In Conversation With… Hollow

An interview series with participating artists and artist collectives of the event: archive of futures II by Montag Modus, July 2023. These conversations are to give a deeper understanding on artists’ working methodologies, their thoughts on the dichotomy of East and West, and in particular, the works they present at Montag Modus’ archive of futures II. Interviews were conducted with Przemek Kamiński, Alicja Rogalska, Marta Ziółek, and Hollow by curator and art historian Zsu Zsuró on the occasion of the event.

The whole interview with Hollow is available on KAJET Digital.



The charged energy of community and the presence of cold darkness concurrently linger around the complex artworks of Hollow. Initiated by Gyula Muskovics, Tamás Páll, and Viktor Szeri, the collective aims to create liminal spaces between real life and the digital realm, present and future. They do so by balancing on the threshold of theories of dystopia and utopia. Playfully creative yet sublime performance pieces emerge from an ever-changing dynamic of such dichotomy. Since 2018 Hollow challenges the Hungarian and, more recently, the CEE regional and European audiences on perceptions about the world that surrounds us.

In search of a more honest worldview, Hollow tries to find ways of expression by merging the fields of the digital realm, performativity, academic theory and visual arts with visceral senses of perception as well as memory. In the form of the Archive, story-telling and narrative continuation between artworks both characterise their working methods.

Hollow entered the art scene of Hungary with Phoenix in 2018, a multi-faceted performance piece at an abandoned supermarket. Breaking the rigid perceptions on art-making with queer methodologies, this work immediately drew attention on the collective.

Summit, their 2019 piece had a great focus on the involvement of audiences and therefore the actual day of performance was preceded by a weeks-long community building with quizzes, chat groups with organisers, and choreography-learning. This way, not only the collective, but several contemporary dancers, and a wider audience were all part of the experience. 

Hollow just debuted their latest performance piece Aura at Trafó House, Budapest. They had the opportunity to further develop the piece during a residency organised in cooperation with Montag Modus at Bergen Kunsthall, Norway. As a result they will show this new version in Berlin at the archive of futures II performance exhibition organised by Montag Modus. The event is realised in search for a better (or rather realistic) future with the tools of performance art. Against the backdrop of Polish and Hungarian perspectives, artists are invited to imagine subversive alternative realities in spite of prevailing hostile cultural ideologies.

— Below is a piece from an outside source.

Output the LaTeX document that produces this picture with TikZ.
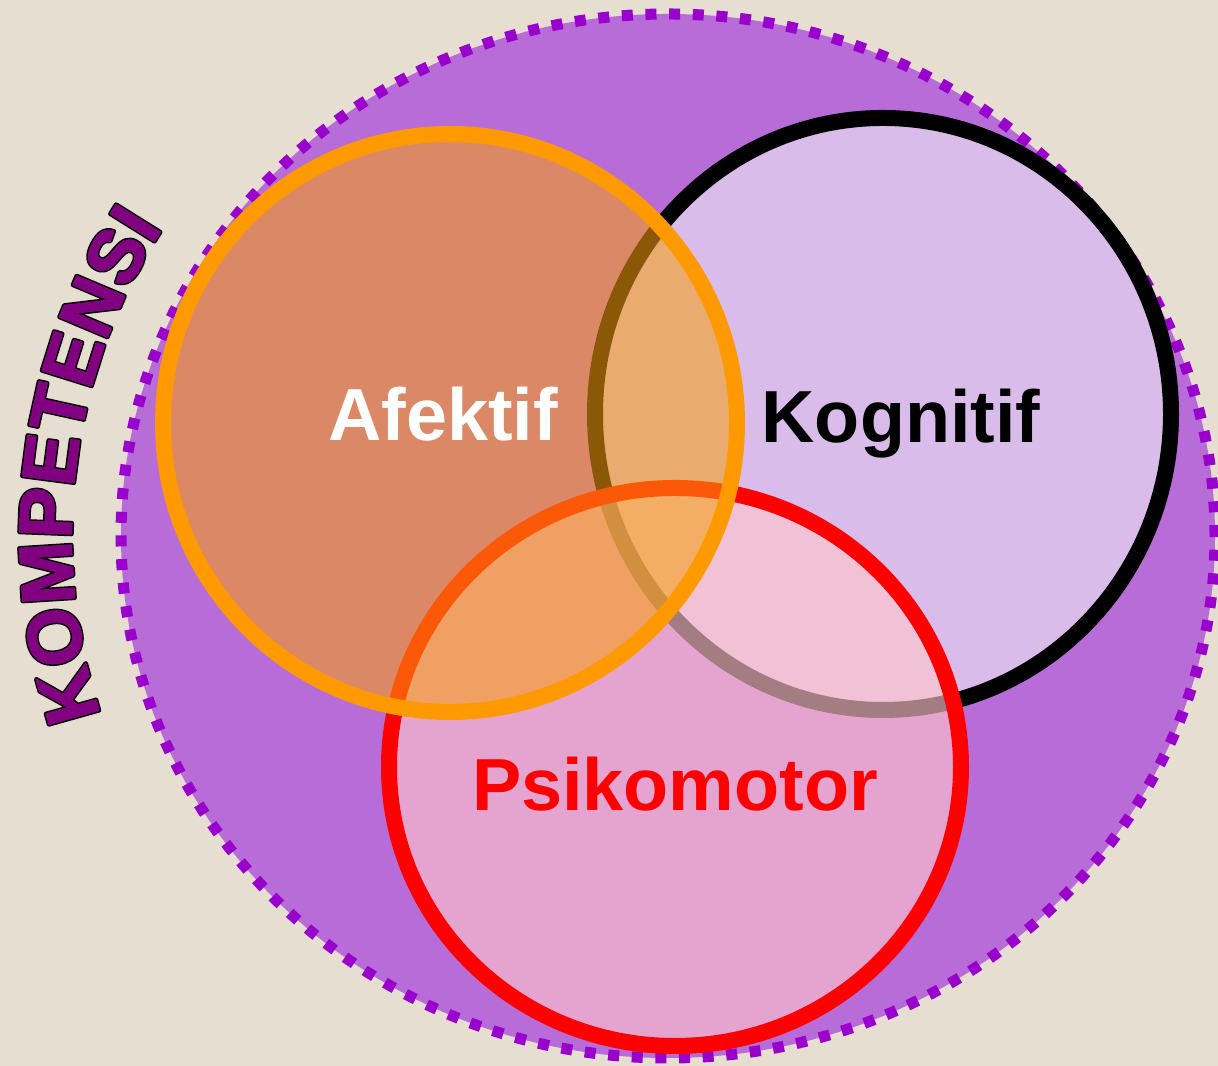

Hollow embodies the shared hallucinations of dancer and choreographer Viktor Szeri, media artist and game designer Tamás Páll, and curator and writer Gyula Muskovics. They have been working collectively since 2018, combining their visible and immaterial forces with sound and game mechanics to create immersive environments and cross-reality experiences. They merge the methodologies of contemporary dance with poetics, new media, augmented reality, and live action role-play to build world prototypes where the dominant systems of consensual reality can be questioned and modified. Hollow has worked on topics such as queer cruising, the hyperspace, millennial cults, the radicalization of the gamer subculture, among others, and performed at venues such as Trafó House of Contemporary Arts (Budapest, HU), MeetFactory (Prague, CZ) or Donaufestival (Krems, AT).

Zsuzsanna Zsuró is an art historian and curator with work experience in cultural institutions and relevant knowledge on contemporary art and culture. As a PhD candidate, she is researching socially engaged art practices in the Hungarian diaspora. Zsuro is specialized in modern and contemporary art theory and practice; cultural policy; alternative art institutional strategies; decolonisation in the CEE region. Zsuro writes to cultural publications as well as presents at conferences locally and internationally. She has created exhibitions such as ‘Resisting Erasure: Queer Art in Hungary’ in Cologne (DE) and ‘Let’s Alter The Narrative’ at Tate Modern, London (UK); was curator of artistic projects like ‘AUDITION’ critically acclaimed by Vogue and Dazed; and created residency programmes such as Project Hu (Ghost Relics) in London (UK). She also has an experience working in major cultural institutions such as the Victoria & Albert Museum in London and the Ludwig Museum – Museum of Contemporary Art in Budapest.